My career has been in education. I was a teacher in adult education for 10 years, 7 of which were in Oakland as a member of OEA, the last 5 on the Manzanita campus as a family literacy teacher. I was an OEA site rep for Adult Ed's Family Literacy Dept. for two years and a member of the OEA contract bargaining subcommittee on adult education issues.
After severe cuts to adult ed in 2011, I became the Family Outreach Coordinator at Manzanita SEED Elementary, which coincided with my son’s first years as a student at Manzanita SEED. That year is also when I got involved in parent organizing with Oakland Community Organizations (OCO). I went with OCO many times to school board meetings during the waves of budget cuts to advocate for maximizing resources at school sites and making the cuts from central office. I served on the board of OCO for 6 years and just rejoined the board now that it has the new name of Faith in Action East Bay.

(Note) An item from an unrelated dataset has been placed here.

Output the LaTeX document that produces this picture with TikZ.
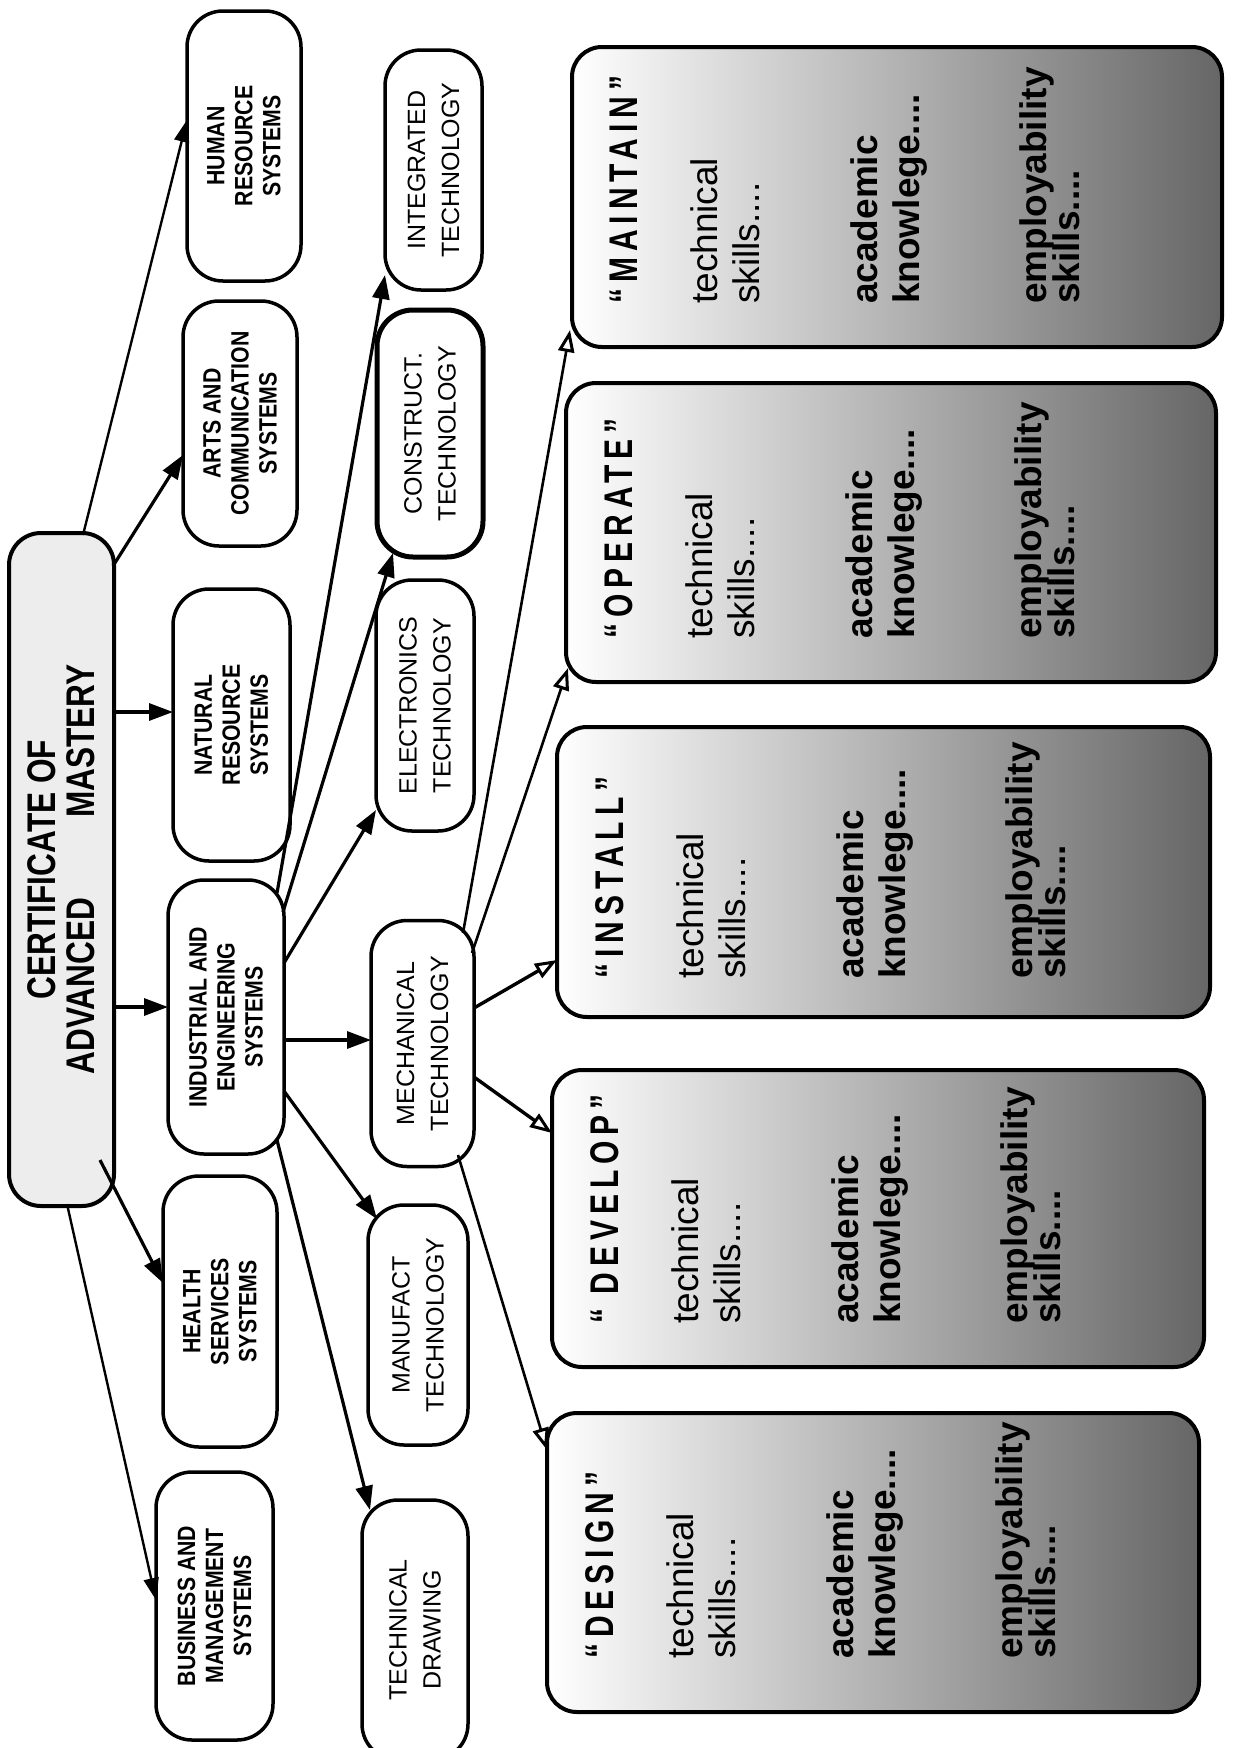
\documentclass[tikz,border=0pt]{standalone}
\usepackage{fontspec}
\setmainfont{Liberation Sans}
\newfontfamily\narrowfont[FakeStretch=0.85]{Liberation Sans}
\newfontfamily\certfont[FakeStretch=0.79]{Liberation Sans}
\newfontfamily\titlefont[FakeStretch=0.75,LetterSpace=15]{Liberation Sans}
\usetikzlibrary{arrows.meta,calc}
\newcommand\skillcontent[1]{{\titlefont\bfseries\fontsize{40}{42}\selectfont #1}\\[38pt]
technical\\
skills....\\[76pt]
\textbf{academic}\\
\textbf{knowlege....}\\[85pt]
\textbf{employability}\\[-9pt]
\textbf{skills....}}
\begin{document}
\begin{tikzpicture}[x=1pt,y=-1pt,
  sb/.style 2 args={draw, line width=3.5pt, rounded corners=36pt, rotate=90,
    minimum width=#2, minimum height=#1, inner sep=0pt, align=center, fill=white},
  certbox/.style={rounded corners=32pt, fill=black!7, line width=4pt,
    font=\certfont\bfseries\fontsize{40}{39}\selectfont},
  colB/.style={font=\narrowfont\bfseries\fontsize{25}{28}\selectfont},
  colC/.style={font=\fontsize{25}{34}\selectfont},
  bb/.style={draw, line width=4pt, rounded corners=30pt, left color=white,
    middle color=black!14, right color=black!60, inner sep=0pt},
  btext/.style={rotate=90, anchor=north west, inner sep=0pt, align=left,
    font=\fontsize{37}{42}\selectfont},
  arr/.style={line width=3.2pt, -{Triangle[length=24pt,width=17pt]}},
  thin arr/.style={line width=2.4pt, -{Triangle[length=22pt,width=15pt]}},
  open arr/.style={line width=2.6pt, -{Triangle[open,length=22pt,width=16pt,line width=3pt,fill=white]}}
]
\fill[white] (0,0) rectangle (1233,1748);
\useasboundingbox (0,0) rectangle (1233,1748);

% certificate
\node[sb={105}{673}, certbox] (cert) at (61.5,869.5)
  {CERTIFICATE OF\\ADVANCED\hspace{80pt}MASTERY};

% column B
\node[sb={114}{270}, colB] (human) at (244,146) {HUMAN\\RESOURCE\\SYSTEMS};
\node[sb={114}{245}, colB] (arts) at (240,423.5) {ARTS AND\\COMMUNICATION\\SYSTEMS};
\node[sb={117}{272}, colB] (natural) at (231.5,725) {NATURAL\\RESOURCE\\SYSTEMS};
\node[sb={116}{274}, colB] (industrial) at (226,1017) {INDUSTRIAL AND\\ENGINEERING\\SYSTEMS};
\node[sb={114}{271}, colB] (health) at (220,1311.5) {HEALTH\\SERVICES\\SYSTEMS};
\node[sb={117}{268}, colB] (business) at (214.5,1606) {BUSINESS AND\\MANAGEMENT\\SYSTEMS};

% column C
\node[sb={97}{240}, colC] (integrated) at (433.5,170) {INTEGRATED\\TECHNOLOGY};
\node[sb={106}{247}, colC, line width=5pt] (construct) at (430,433.5) {CONSTRUCT.\\TECHNOLOGY};
\node[sb={98}{251}, colC] (electronics) at (425,705.5) {ELECTRONICS\\TECHNOLOGY};
\node[sb={103}{246}, colC] (mechanical) at (422.5,1043.5) {MECHANICAL\\TECHNOLOGY};
\node[sb={100}{240}, colC] (manufact) at (418,1325) {MANUFACT\\TECHNOLOGY};
\node[sb={106}{260}, colC] (techdraw) at (415,1630) {TECHNICAL\\DRAWING};

% big boxes
\node[bb, minimum width=650, minimum height=300] (maintain) at (897,197) {};
\node[bb, minimum width=650, minimum height=299] (operate) at (891,532.5) {};
\node[bb, minimum width=653, minimum height=290] (install) at (883.5,872) {};
\node[bb, minimum width=652, minimum height=297] (develop) at (878,1218.5) {};
\node[bb, minimum width=652, minimum height=299] (design) at (873,1562.5) {};

\node[btext] (maintaintxt) at ($(maintain.south west)+(40,-45)$) {\skillcontent{“MAINTAIN”}};
\node[btext] (operatetxt) at ($(operate.south west)+(40,-45)$) {\skillcontent{“OPERATE”}};
\node[btext] (installtxt) at ($(install.south west)+(40,-40)$) {\skillcontent{“INSTALL”}};
\node[btext] (developtxt) at ($(develop.south west)+(40,-45)$) {\skillcontent{“ DEVELOP”}};
\node[btext] (designtxt) at ($(design.south west)+(40,-55)$) {\skillcontent{“DESIGN”}};

% arrows from certificate
\draw[thin arr] ($(cert.center)+(21.5,-334.5)$) -- ($(human.center)+(-57,-26)$);
\draw[arr] ($(cert.center)+(51.5,-303.5)$) -- ($(arts.center)+(-57,31.5)$);
\draw[arr] ($(cert.center)+(52.5,-157.5)$) -- ($(natural.center)+(-58.5,-13)$);
\draw[arr] ($(cert.center)+(52.5,137.5)$) -- ($(industrial.center)+(-58,-10)$);
\draw[arr] ($(cert.center)+(38.5,290.5)$) -- ($(health.center)+(-57,-28.5)$);
\draw[thin arr] ($(cert.center)+(5.5,334.5)$) -- ($(business.center)+(-58.5,-6)$);

% arrows from industrial
\draw[arr] ($(industrial.center)+(51,-124)$) -- ($(integrated.center)+(-48.5,105)$);
\draw[arr] ($(industrial.center)+(57,-105)$) -- ($(construct.center)+(-37,119.5)$);
\draw[arr] ($(industrial.center)+(58,-54)$) -- ($(electronics.center)+(-49,104.5)$);
\draw[arr] ($(industrial.center)+(58,23)$) -- ($(mechanical.center)+(-51.5,-3.5)$);
\draw[arr] ($(industrial.center)+(58,74)$) -- ($(manufact.center)+(-41,-106)$);
\draw[arr] ($(industrial.center)+(51,123)$) -- ($(techdraw.center)+(-45,-120)$);

% arrows from mechanical
\draw[open arr] ($(mechanical.center)+(40.5,-110.5)$) -- ($(maintain.center)+(-327,133)$);
\draw[open arr] ($(mechanical.center)+(49.5,-90.5)$) -- ($(operate.center)+(-323,135.5)$);
\draw[open arr, line width=3.4pt] ($(mechanical.center)+(51.5,-35.5)$) -- ($(install.center)+(-326.5,88)$);
\draw[open arr, line width=3.4pt] ($(mechanical.center)+(51.5,33.5)$) -- ($(develop.center)+(-326,-85.5)$);
\draw[open arr] ($(mechanical.center)+(35.5,111.5)$) -- ($(design.center)+(-326,-112.5)$);
\end{tikzpicture}
\end{document}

I got a Master’s degree in Applied Mathematics in 2013 from Cal State East Bay, and I taught remedial math for a year at the community college level. (My BA is from UC Berkeley, also in math.) I took a break from teaching for a few years and I currently work at UC Office of the President in the IT department with a high school data project, the Transcript Evaluation Service, helping school districts to evaluate their students’ A to G completion for college eligibility.
For the past three years I have taught an afterschool class in coding and robotics at Oakland SOL Middle School. Iin the future I plan to return to teaching community college part-time once I have gotten settled in to being on the board.
I want to address what motivates me to do this work. I grew up in a rough part of Queens, New York, as one of the few white middle-class kids in a neighborhood that was mostly working-class people of color. I saw the effects of racism and classism on the streets around me every day, and I had leftist parents who explained to me why things were that way. The unfairness of it made me angry, and this was intensified when for middle school and high school I took the bus across town to suburban schools that were very tracked and segregated. Those experiences fueled my commitment to social change and equity, and are what motivate me to this day.